Likes:
6. 3rd edition adding the Sorcerer. I never played Wizard's/Magic Users under 1st and 2nd because I hated having to choose what spells to memorise and usually the wrong ones. Just having spell slots makes for a better caster in my mind.
Hear hear to this one - IMO all casters should work this way (and if that means concatenating a few caster classes together e.g. Sorcerer-Warlock-Wizard, that'd be a nice side benefit)
Dislikes:
3. Cutting off the game at about 11-12th level. D&D has always been about getting to that vaunted 20th level .....

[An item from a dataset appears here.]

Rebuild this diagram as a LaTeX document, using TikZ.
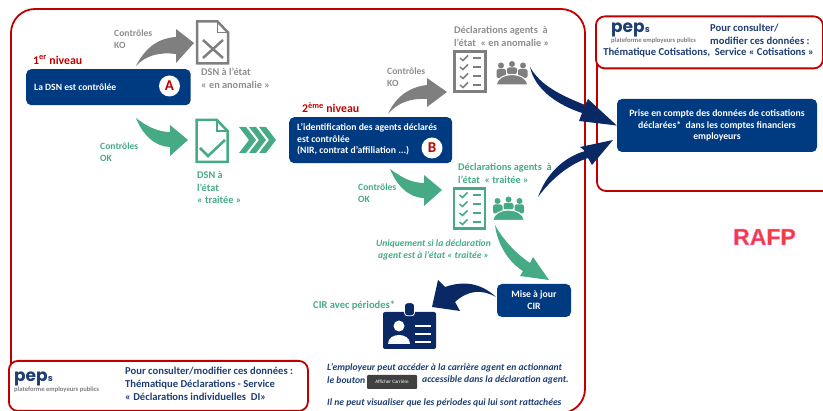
\documentclass[tikz,border=0pt]{standalone}
\usepackage{fontspec}
\setmainfont{Carlito}
\newfontfamily\logofont{Poppins}
\newfontfamily\rafpfont{Liberation Sans}
\usetikzlibrary{calc,positioning}
\definecolor{framered}{HTML}{C00000}
\definecolor{boxblue}{HTML}{003A80}
\definecolor{arrownavy}{HTML}{0A2864}
\definecolor{kogray}{HTML}{7F7F7F}
\definecolor{kotext}{HTML}{8E8E8E}
\definecolor{okgreen}{HTML}{46AB85}
\definecolor{peptext}{HTML}{1F3F73}
\definecolor{rafpred}{HTML}{F23C3C}
\tikzset{
	frame box/.style={draw=framered,line width=1.8pt,rounded corners=9pt},
	blue box/.style={fill=boxblue,rounded corners=5pt,text=white,font=\fontsize{9.7}{11.8}\selectfont\bfseries,inner sep=0pt},
	badge dot/.style={circle,fill=white,minimum size=21pt,inner sep=0pt,text=framered,font=\fontsize{15}{15}\selectfont\bfseries},
	level/.style={text=framered,font=\fontsize{11.8}{12}\selectfont\bfseries,inner sep=0pt},
	ko label/.style={text=kotext,align=left,anchor=west,inner sep=0pt,font=\fontsize{9.6}{12.2}\selectfont\bfseries},
	ok label/.style={ko label,text=okgreen},
	ko state/.style={ko label,font=\fontsize{10.3}{12.6}\selectfont\bfseries},
	ok state/.style={ko state,text=okgreen},
	pep text/.style={text=peptext,align=left,anchor=west,inner sep=0pt,font=\fontsize{10.6}{13}\selectfont\bfseries},
	note/.style={text=peptext,anchor=west,inner sep=0pt,font=\fontsize{9.65}{12}\selectfont\bfseries\itshape},
	pep word/.style={text=peptext,inner sep=0pt,font=\fontsize{17}{17}\logofont\bfseries},
	pep sub/.style={text=kogray,inner sep=0pt,font=\fontsize{6.6}{7}\selectfont\bfseries},
	list sheet/.style={draw,line width=2.4pt,minimum width=31pt,minimum height=40pt,inner sep=0pt},
	icon spot/.style={minimum width=32pt,minimum height=22pt,inner sep=0pt},
}
% sheet of paper with a folded corner
\newcommand{\docsheet}[2]{
	\draw[#2,line width=2.5pt,shift={(#1.center)}] (-15.5,-21) -- (5,-21) -- (15.5,-10) -- (15.5,21) -- (-15.5,21) -- cycle;
	\draw[#2,line width=1.6pt,shift={(#1.center)}] (5,-21) -- (5,-10) -- (15.5,-10);
}
% ticks and bars of a list
\newcommand{\listrows}[2]{
	\foreach \rowy in {-13.5,-4.5,4.5,13.5}{
		\draw[#2,line width=1.5pt,shift={(#1.center)}] (-10,\rowy) -- (-7,\rowy+2.5) -- (-2,\rowy-2.5);
		\draw[#2,line width=1.5pt,shift={(#1.center)}] (3,\rowy) -- (11,\rowy);
	}
}
% three people round a table
\newcommand{\peoplegroup}[2]{
	\begin{scope}[shift={(#1.center)}]
		\fill[#2] (-11,-8.5) circle (3pt) (0,-10) circle (3pt) (11,-8.5) circle (3pt);
		\fill[#2,rounded corners=2pt] (-15.5,-5) rectangle (-6,4);
		\fill[#2,rounded corners=2pt] (6,-5) rectangle (15.5,4);
		\fill[#2,rounded corners=2pt] (-5,-6.5) rectangle (5,0);
		\fill[#2,draw=white,line width=1pt] (-16,11) .. controls (-14,-3) and (14,-3) .. (16,11) -- cycle;
	\end{scope}
}
\newcommand{\peplogo}[3]{
	\node[pep word,anchor=west] (#1) at (#2,#3) {pep\raisebox{0pt}{\fontsize{9}{9}\selectfont s}};
	\node[pep sub,anchor=north west] (#1sub) at ($(#1.south west)+(0,.5)$) {plateforme employeurs publics};
}

\begin{document}
\begin{tikzpicture}[x=1pt,y=-1pt]
	\useasboundingbox (0,0) rectangle (823,411);
	
	% frames
	\draw[frame box,rounded corners=24pt] (11,9) rectangle (585,413);
	\draw[frame box] (597,40) rectangle (850,191);
	\node[frame box,fill=white,minimum width=227pt,minimum height=52pt,anchor=north west,inner sep=0pt] (toppep) at (595,15.5) {};
	\node[frame box,fill=white,minimum width=299pt,minimum height=50pt,anchor=north west,inner sep=0pt] (botpep) at (8,360) {};
	
	% first level
	\node[level,anchor=west] (levelA) at (33,60) {1\textsuperscript{er} niveau};
	\node[blue box,minimum width=164.5pt,minimum height=36pt,anchor=north west] (boxA) at (26,69) {};
	\node[text=white,anchor=west,inner sep=0pt,font=\fontsize{9.6}{10}\selectfont\bfseries] (textA) at (34,87) {La DSN est contrôlée};
	\node[badge dot] (dotA) at (169.5,86) {A};
	
	\node[ko label] (koA) at (114,39) {Contrôles\\KO};
	\node[icon spot,minimum width=31pt,minimum height=42pt] (docko) at (212.5,42.5) {};
	\docsheet{docko}{kogray}
	\draw[kogray,line width=2.5pt] ($(docko.center)+(-9.5,-2.5)$) -- ($(docko.center)+(10.5,15.5)$) ($(docko.center)+(-9.5,15.5)$) -- ($(docko.center)+(10.5,-2.5)$);
	\node[ko state] (docA) at (201,78) {DSN à l’état\\« en anomalie »};
	
	\node[ok label] (okA) at (100,152) {Contrôles\\OK};
	\node[icon spot,minimum width=31pt,minimum height=42pt] (docok) at (212,141) {};
	\docsheet{docok}{okgreen}
	\draw[okgreen,line width=2.6pt] ($(docok.center)+(-12,7)$) -- ($(docok.center)+(-4,15)$) -- ($(docok.center)+(13,-1)$);
	\node[ok state] (docB) at (197,187.5) {DSN à\\l’état\\« traitée »};
	\foreach \chev in {0,1,2}{
		\fill[okgreen,shift={(239+10*\chev,140)}] (0,-13) -- (7,-13) -- (17,0) -- (7,13) -- (0,13) -- (10,0) -- cycle;
	}
	
	% second level
	\node[level,anchor=west] (levelB) at (302,108) {2\textsuperscript{ème} niveau};
	\node[blue box,minimum width=163pt,minimum height=46pt,anchor=north west] (boxB) at (289,117) {};
	\node[text=white,anchor=west,align=left,inner sep=0pt,font=\fontsize{9.7}{11.6}\selectfont\bfseries] (textB) at (297,139.5) {L’identification des agents déclarés\\est contrôlée\\(NIR, contrat d’affiliation ...)};
	\node[badge dot] (dotB) at (432,148) {B};
	
	\node[ko label] (koB) at (387,77.5) {Contrôles\\KO};
	\node[ko state] (declko) at (454,36.5) {Déclarations agents~~à\\l’état~~« en anomalie »};
	\node[list sheet,draw=kogray] (listko) at (470,71.5) {};
	\listrows{listko}{kogray}
	\node[icon spot] (peopleko) at (512,74) {};
	\peoplegroup{peopleko}{kogray}
	
	\node[ok label] (okB) at (358,193) {Contrôles\\OK};
	\node[ok state] (declok) at (458,173.5) {Déclarations agents~~à\\l’état~~« traitée »};
	\node[list sheet,draw=okgreen] (listok) at (469.5,208.5) {};
	\listrows{listok}{okgreen}
	\node[icon spot] (peopleok) at (508.5,209.5) {};
	\peoplegroup{peopleok}{okgreen}
	\node[ok label,anchor=center,align=center,font=\fontsize{9.6}{12}\selectfont\bfseries\itshape] (onlyif) at (433.5,250) {Uniquement si la déclaration\\agent est à l’état « traitée »};
	
	% career
	\node[blue box,align=center,minimum width=74pt,minimum height=33pt] (cirbox) at (534,300.5) {Mise à jour\\CIR};
	\node[ok label,font=\fontsize{10.5}{12}\selectfont\bfseries] (cirtext) at (313,306) {CIR avec périodes*};
	\node[fill=arrownavy,rounded corners=2pt,minimum width=53pt,minimum height=37pt,inner sep=0pt] (badge) at (409.5,330.5) {};
	\draw[fill=arrownavy,draw=white,line width=.8pt,rounded corners=3pt] ($(badge.north)+(-5,-9)$) rectangle ($(badge.north)+(5,4)$);
	\fill[white] ($(badge.center)+(-10.5,-4.5)$) circle (5.5pt);
	\fill[white] ($(badge.center)+(-21.5,13.5)$) .. controls ($(badge.center)+(-21.5,2)$) and ($(badge.center)+(.5,2)$) .. ($(badge.center)+(.5,13.5)$) -- cycle;
	\foreach \bary in {-4.5,3.5,11.5}{
		\draw[white,line width=1.3pt] ($(badge.center)+(5.5,\bary)$) -- ($(badge.center)+(21.5,\bary)$);
	}
	
	% right part
	\node[blue box,align=center,minimum width=200pt,minimum height=53pt] (account) at (717,125.5) {Prise en compte des données de cotisations\\déclarées*~~dans les comptes financiers\\employeurs};
	\node[inner sep=0pt,text=rafpred,font=\fontsize{23}{23}\rafpfont\bfseries] (rafp) at (764.5,237) {\special{pdf:code 2 Tr 0.5 w 1 0.45 0.8 RG}RAFP\special{pdf:code 0 Tr}};
	
	% pep boxes
	\peplogo{logotop}{611}{29.5}
	\node[pep text] (toptext) at (710,34.5) {Pour consulter/\\modifier ces données :};
	\node[pep text,anchor=center] (toptwo) at (708.5,53) {Thématique Cotisations,~~Service « Cotisations »};
	\peplogo{logobot}{14}{379}
	\node[pep text] (bottext) at (125,384) {Pour consulter/modifier ces données :\\Thématique Déclarations - Service\\« Déclarations individuelles~~DI»};
	
	% notes
	\node[note] (noteone) at (327,368) {L’employeur peut accéder à la carrière agent en actionnant};
	\node[note] (notetwo) at (327,380) {le bouton};
	\node[fill=black!75,rounded corners=1pt,minimum width=50pt,minimum height=14pt,inner sep=0pt,text=white,font=\fontsize{5}{6}\selectfont] (btncareer) at (392,382) {Afficher Carrière};
	\node[note] (notethree) at (422,380) {accessible dans la déclaration agent.};
	\node[note] (notefour) at (327,403) {Il ne peut visualiser que les périodes qui lui sont rattachées};
	
	% arrow tails and tips
	\coordinate (tailA) at (136,66);
	\coordinate (tipA) at (194,43);
	\coordinate (tailAok) at (136,118);
	\coordinate (tipAok) at (188,140);
	\coordinate (tailB) at (388,114);
	\coordinate (tipB) at (447,92);
	\coordinate (tailBok) at (390,169);
	\coordinate (tipBok) at (442,190);
	\coordinate (tailcir) at (495,225);
	\coordinate (tipcir) at (549,280);
	\coordinate (tailback) at (496,297);
	\coordinate (tipback) at (432,307);
	\coordinate (tailko) at (530,67);
	\coordinate (tailok) at (538,197);
	\coordinate (tipok) at (613,140);
	
	\fill[kogray] (tailA) .. controls (146,46) and (160,38) .. (176,37) -- (176,29) -- (tipA) -- (176,63) -- (176,54) .. controls (160,52) and (146,55) .. cycle;
	\fill[okgreen] (tailAok) .. controls (146,126) and (158,132) .. (170,132) -- (170,125) -- (tipAok) -- (170,156) -- (170,147) .. controls (155,147) and (142,134) .. cycle;
	\fill[kogray] (tailB) .. controls (396,96) and (410,87) .. (427,85) -- (427,78) -- (tipB) -- (427,107) -- (427,99) .. controls (412,98) and (398,102) .. cycle;
	\fill[okgreen] (tailBok) .. controls (400,176) and (410,183) .. (424,183) -- (424,175) -- (tipBok) -- (424,206) -- (424,198) .. controls (408,198) and (396,184) .. cycle;
	\fill[okgreen] (tailcir) .. controls (502,238) and (515,253) .. (530,263) -- (533,257) -- (tipcir) -- (520,276) -- (523,271) .. controls (508,262) and (497,243) .. cycle;
	\fill[arrownavy] (tailback) .. controls (480,282) and (462,281) .. (445,287) -- (438,280) -- (tipback) -- (460,311) -- (455,302) .. controls (468,290) and (482,289) .. cycle;
	\fill[arrownavy] (tailko) .. controls (540,85) and (560,95) .. (585,105) -- (588,99) -- (account.west) -- (579,121) -- (582,113) .. controls (558,105) and (535,90) .. cycle;
	\fill[arrownavy] (tailok) .. controls (546,175) and (562,158) .. (585,151) -- (580,147) -- (tipok) -- (592,165) -- (588,158) .. controls (570,164) and (552,178) .. cycle;
\end{tikzpicture}
\end{document}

Not always; only since 3e, which is where the 1-20 paradigm came in. Before that, depending on version it was either fully open-ended to as high as 100th or soft-capped around 9th-11th.
As for my own take:
Like:
--- the flatter power curve in 5e, as compared to 3e-4e
--- 4e's bloodied mechanic, which really wasn't followed up on in 5e like it could have been
--- rulings not rules ethos, as long as those rulings are consistent with themselves within the same campaign
--- degrees of success/failure, more evident in PF2 but D&D has kind of waved at the idea
--- PCs and NPCs using the same chassis in order to reflect that PCs are representative of their populations in the setting; 3e got this right but of course overdid it, then 4e and 5e abandoned such (so I guess this is a like and a dislike at the same time)
Dislike:
--- loss of separate sub-classes of arcane caster, most notably Illusionist and Necromancer, where the difference is in the spells they can cast rather than how they cast them
--- increased focus on being super-heroes out the gate (and then all the way through) rather than everyman-made-good or zero-to-hero or gritty survivalist games
--- any form of Ranger after 1e
--- decreased actual danger to the characters; the game used to have an overarching ideal of "get rich or die trying", and sadly somehow both the "get rich" and "die trying" elements have slowly faded away over time
--- the rise of the "character build" side of the game and the unnecessary complexity this adds to character generation; there's a lot to be said in favour of "roll some dice, choose a class and species, give it a name, and get it in play" char-gen.